NEW YORK (Reuters) - The dollar fell from five-year highs against the yen on Friday as investors consolidated gains this week and pared positions back ahead of the holidays, but the strong trend for the U.S. currency remained intact going into next year.
Upbeat U.S. economic growth data for the third quarter, showing revised growth of 4.1 percent, reinforced the Federal Reserve’s decision to start paring back its monetary stimulus and pushed the dollar to five-year peaks versus the yen earlier.
The yen’s losses against the dollar were compounded by a decision by the Bank of Japan (BoJ) to maintain its pledge of increasing base money in the financial system.
The greenback also climbed to two-week peaks against both the euro and the Swiss franc.
“Investors are now settling into holiday ranges and we’re seeing a pullback in the dollar a little bit, but this is not really significant,” said Greg Moore, currency strategist, at TD Securities in Toronto. “The broad strong dollar trend is still intact.”
Data showed the U.S. economy grew at its fastest pace in almost two years in the third quarter while business spending was stronger than previously estimated.
Gross domestic product grew at a 4.1 percent annual rate instead of the 3.6 percent pace reported earlier this month, the Commerce Department said in its third estimate on Friday.
“The GDP report was consistent with an improving U.S. economy, validating the Fed’s decision this week to taper stimulus by $10 billion,” said Joe Manimbo, senior market analyst at Western Union Business Solutions in Washington.
The dollar earlier rose to 104.64 yen, its highest since October 2008, but was last trading down 0.2 percent at 104.04 yen.

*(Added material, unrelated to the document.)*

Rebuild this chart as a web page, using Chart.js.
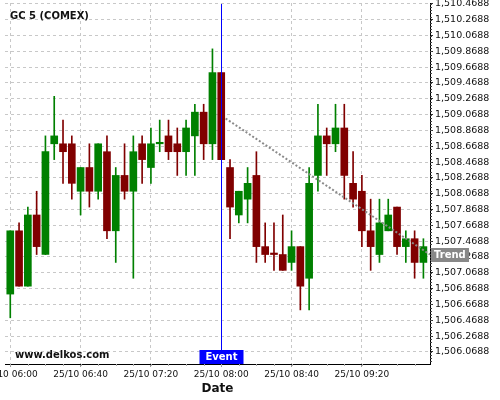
<!DOCTYPE html>
<html>
<head>
<meta charset="utf-8">
<title>GC 5 (COMEX)</title>
<script src="https://cdn.jsdelivr.net/npm/chart.js@4"></script>
<style>
  html, body { margin: 0; padding: 0; background: #fff; }
  canvas { display: block; }
</style>
</head>
<body>
<canvas id="chart" width="500" height="400"></canvas>
<script>
// 5 minute candles, 25/10 06:00 -> 09:55
const opens  = [1506.8, 1507.6, 1506.9, 1507.8, 1507.3, 1508.7, 1508.7, 1508.7, 1508.1, 1508.4, 1508.1, 1508.6,
                1507.6, 1508.3, 1508.1, 1508.7, 1508.4, 1508.7, 1508.8, 1508.7, 1508.6, 1508.8, 1509.1, 1508.7,
                1509.6, 1508.4, 1507.8, 1508.0, 1508.3, 1507.4, 1507.3, 1507.3, 1507.2, 1507.4, 1507.0, 1508.3,
                1508.8, 1508.7, 1508.9, 1508.2, 1508.1, 1507.6, 1507.3, 1507.6, 1507.9, 1507.4, 1507.5, 1507.2];
const highs  = [1507.6, 1507.7, 1507.9, 1508.1, 1508.8, 1509.3, 1509.0, 1508.8, 1508.4, 1508.7, 1508.7, 1508.8,
                1508.4, 1508.7, 1508.8, 1508.8, 1508.9, 1509.0, 1509.0, 1508.9, 1509.0, 1509.2, 1509.2, 1509.9,
                1509.6, 1508.5, 1508.1, 1508.4, 1508.6, 1507.7, 1507.7, 1507.8, 1507.6, 1507.4, 1508.4, 1509.2,
                1508.9, 1509.2, 1509.2, 1508.6, 1508.3, 1508.0, 1508.0, 1508.0, 1507.9, 1507.6, 1507.6, 1507.5];
const lows   = [1506.5, 1506.9, 1506.9, 1507.3, 1507.3, 1508.5, 1508.2, 1508.0, 1507.8, 1507.9, 1508.0, 1507.5,
                1507.2, 1508.0, 1507.0, 1508.2, 1508.2, 1508.6, 1508.5, 1508.3, 1508.3, 1508.3, 1508.5, 1508.5,
                1508.5, 1507.5, 1507.7, 1507.7, 1507.2, 1507.2, 1507.1, 1507.1, 1507.1, 1506.6, 1506.6, 1508.1,
                1508.3, 1508.6, 1508.0, 1507.9, 1507.4, 1507.1, 1507.2, 1507.6, 1507.3, 1507.2, 1507.0, 1507.0];
const closes = [1507.6, 1506.9, 1507.8, 1507.4, 1508.6, 1508.8, 1508.6, 1508.2, 1508.4, 1508.1, 1508.7, 1507.6,
                1508.3, 1508.1, 1508.6, 1508.5, 1508.7, 1508.7, 1508.6, 1508.6, 1508.9, 1509.1, 1508.7, 1509.6,
                1508.5, 1507.9, 1508.1, 1508.2, 1507.4, 1507.3, 1507.3, 1507.1, 1507.4, 1506.9, 1508.2, 1508.8,
                1508.7, 1508.9, 1508.3, 1508.0, 1507.6, 1507.4, 1507.7, 1507.8, 1507.4, 1507.5, 1507.2, 1507.4];
const dojiUp = [17];   // flat candles drawn green

const xTickIndex = [0, 8, 16, 24, 32, 40];
const xTickLabels = ['25/10 06:00', '25/10 06:40', '25/10 07:20', '25/10 08:00', '25/10 08:40', '25/10 09:20'];
const yTicks = [1506.0688, 1506.2688, 1506.4688, 1506.6688, 1506.8688, 1507.0688, 1507.2688, 1507.4688,
                1507.6688, 1507.8688, 1508.0688, 1508.2688, 1508.4688, 1508.6688, 1508.8688, 1509.0688,
                1509.2688, 1509.4688, 1509.6688, 1509.8688, 1510.0688, 1510.2688, 1510.4688];

const eventIndex = 24;
const trendX = [24.5, 47.75];
const trendY = [1509.02, 1507.30];

const UP = '#008000';
const DOWN = '#800000';
const FONT = 'DejaVu Sans';

const candleColors = opens.map((o, i) => {
  const c = closes[i];
  if (c > o) return UP;
  if (c < o) return DOWN;
  return dojiUp.includes(i) ? UP : DOWN;
});

const fmtPrice = v => v.toLocaleString('en-US', { minimumFractionDigits: 4, maximumFractionDigits: 4 });

// labels may hang outside the plot, like the original
const noLabelPadding = s => {
  s.paddingLeft = 0; s.paddingRight = 0; s.paddingTop = 0; s.paddingBottom = 0;
};

// extra drawing: minor ticks, event marker, trend tag, captions
const overlayPlugin = {
  id: 'overlay',
  afterDatasetsDraw(chart) {
    const { ctx, chartArea: area, scales: { x, y } } = chart;
    ctx.save();

    // minor ticks on price axis
    ctx.strokeStyle = '#444';
    ctx.lineWidth = 1;
    ctx.beginPath();
    for (let k = -10; k < 200; k++) {
      const v = yTicks[0] + k * 0.04;
      if (v < y.min || v > y.max) continue;
      const py = Math.round(y.getPixelForValue(v)) + 0.5;
      ctx.moveTo(area.right, py);
      ctx.lineTo(area.right + 2, py);
    }
    ctx.stroke();

    // minor ticks on time axis
    ctx.strokeStyle = '#aaa';
    ctx.beginPath();
    for (let i = 0; i < opens.length; i += 2) {
      const px = Math.round(x.getPixelForValue(i)) + 0.5;
      ctx.moveTo(px, area.bottom);
      ctx.lineTo(px, area.bottom + 2);
    }
    ctx.stroke();

    // event line
    const ex = Math.round(x.getPixelForValue(eventIndex)) + 0.5;
    ctx.strokeStyle = '#0000ff';
    ctx.lineWidth = 1;
    ctx.beginPath();
    ctx.moveTo(ex, area.top + 1);
    ctx.lineTo(ex, area.bottom);
    ctx.stroke();

    ctx.fillStyle = '#0000ff';
    ctx.fillRect(ex - 22, area.bottom - 14, 44, 14);
    ctx.fillStyle = '#fff';
    ctx.font = 'bold 10px "' + FONT + '"';
    ctx.textAlign = 'center';
    ctx.textBaseline = 'middle';
    ctx.fillText('Event', ex, area.bottom - 6.5);

    // trend tag on the price axis
    const ty = y.getPixelForValue(trendY[1]);
    ctx.fillStyle = '#888';
    ctx.fillRect(area.right + 1, Math.round(ty - 7), 38, 14);
    ctx.fillStyle = '#fff';
    ctx.textAlign = 'left';
    ctx.fillText('Trend', area.right + 4, ty + 0.5);

    // captions
    ctx.fillStyle = '#111';
    ctx.textBaseline = 'alphabetic';
    ctx.fillText('GC 5 (COMEX)', 10, 19);
    ctx.fillText('www.delkos.com', 15, 357.5);

    ctx.restore();
  }
};

new Chart(document.getElementById('chart'), {
  type: 'bar',
  data: {
    datasets: [
      {
        type: 'line',
        label: 'Trend',
        data: trendX.map((v, i) => ({ x: v, y: trendY[i] })),
        borderColor: '#8a8a8a',
        borderWidth: 2,
        borderDash: [2, 2],
        pointRadius: 0,
        order: 0
      },
      {
        label: 'Body',
        data: opens.map((o, i) => ({ x: i, y: [o, closes[i]] })),
        backgroundColor: candleColors,
        barThickness: 7,
        minBarLength: 1.5,
        grouped: false,
        order: 1
      },
      {
        label: 'Wick',
        data: lows.map((l, i) => ({ x: i, y: [l, highs[i]] })),
        backgroundColor: candleColors,
        barThickness: 1,
        grouped: false,
        order: 2
      }
    ]
  },
  options: {
    responsive: false,
    animation: false,
    devicePixelRatio: 1,
    layout: { autoPadding: false, padding: { left: 5, top: 3, right: 0, bottom: 0 } },
    plugins: { legend: { display: false }, tooltip: { enabled: false } },
    scales: {
      x: {
        type: 'linear',
        min: -0.6,
        max: 47.75,
        offset: false,
        afterFit: s => { s.height = 36; noLabelPadding(s); },
        afterBuildTicks: s => { s.ticks = xTickIndex.map(v => ({ value: v })); },
        ticks: {
          autoSkip: false,
          maxRotation: 0,
          padding: 2,
          color: '#111',
          font: { family: FONT, size: 9 },
          callback: v => xTickLabels[xTickIndex.indexOf(v)]
        },
        grid: { offset: false, color: '#c8c8c8', tickColor: '#999', tickLength: 3 },
        border: { color: '#000', width: 1, dash: [3, 3] },
        title: { display: true, text: 'Date', color: '#111', font: { family: FONT, size: 12, weight: 'bold' }, padding: { top: 0, bottom: 4 } }
      },
      y: {
        type: 'linear',
        position: 'right',
        min: 1505.916,
        max: 1510.48,
        beginAtZero: false,
        afterFit: s => { s.width = 70; noLabelPadding(s); },
        afterBuildTicks: s => { s.ticks = yTicks.map(v => ({ value: v })); },
        ticks: {
          autoSkip: false,
          padding: 2,
          color: '#111',
          font: { family: FONT, size: 9.5 },
          callback: v => fmtPrice(v)
        },
        grid: { color: '#c8c8c8', tickColor: '#333', tickLength: 3 },
        border: { color: '#000', width: 1, dash: [3, 3] }
      }
    }
  },
  plugins: [overlayPlugin]
});
</script>
</body>
</html>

On the week, the dollar was up 0.8 percent.
In contrast to the Fed, the BoJ reaffirmed overnight it would keep monetary policy loose. Dollar bulls are now targeting a level around 105.25 yen, a 61.8 percent retracement of the dollar’s fall from its 2007 high of 124.14 yen to its 2011 low of 75.31 yen.
The greenback earlier gained against the euro, which was held back by S&P’s decision to cut the European Union’s supranational long-term rating to AA-plus from AAA, citing rising tensions on budget negotiations.
The euro, which has surprised many analysts and hedge fund managers by moving higher against the dollar since the summer, fell to $1.3623, its lowest since December 5. The euro last traded at $1.3679, 0.1 percent on the day.
On the week, the euro was down 0.6 percent, its weakest weekly performance in seven weeks.
The common currency has been boosted in recent weeks by tightening monetary conditions in the euro zone as banks repay cheap borrowing to the European Central Bank. Next week banks will return 20.7 billion euros, the ECB said on Friday, which is above expectations and which will offer further support to the currency.
The dollar rose to a two-week high of 0.9048 Swiss franc, but was last down 0.3 percent at 0.8952 franc.
Two-year U.S. yields rose from 0.34 percent to 0.3677 percent on Thursday, with the differential over Japanese two-year yields now at its highest since early October. On Friday, U.S. two-year yields were at 0.37 percent.
The BoJ voted unanimously to keep its pledge of raising base money, or cash and deposits at the central bank, at an annual pace of 60 trillion yen to 70 trillion yen ($576 billion to $672 billion).
BoJ Governor Haruhiko Kuroda said on Friday the correction in the yen’s “excessive” strength had been positive for Japan’s economy.
Nearly two-thirds of Japanese companies expect the BOJ to ease further in the first six months of 2014, as it tries to achieve 2 percent inflation within two years, a Reuters poll showed earlier this month.
The Australian dollar, meanwhile, was trading above a 3-1/2-year low hit after the Fed revealed its stimulus reduction plans. On Friday, The Aussie dollar last changed hands at US$0.8924, up 0.7 percent on the day.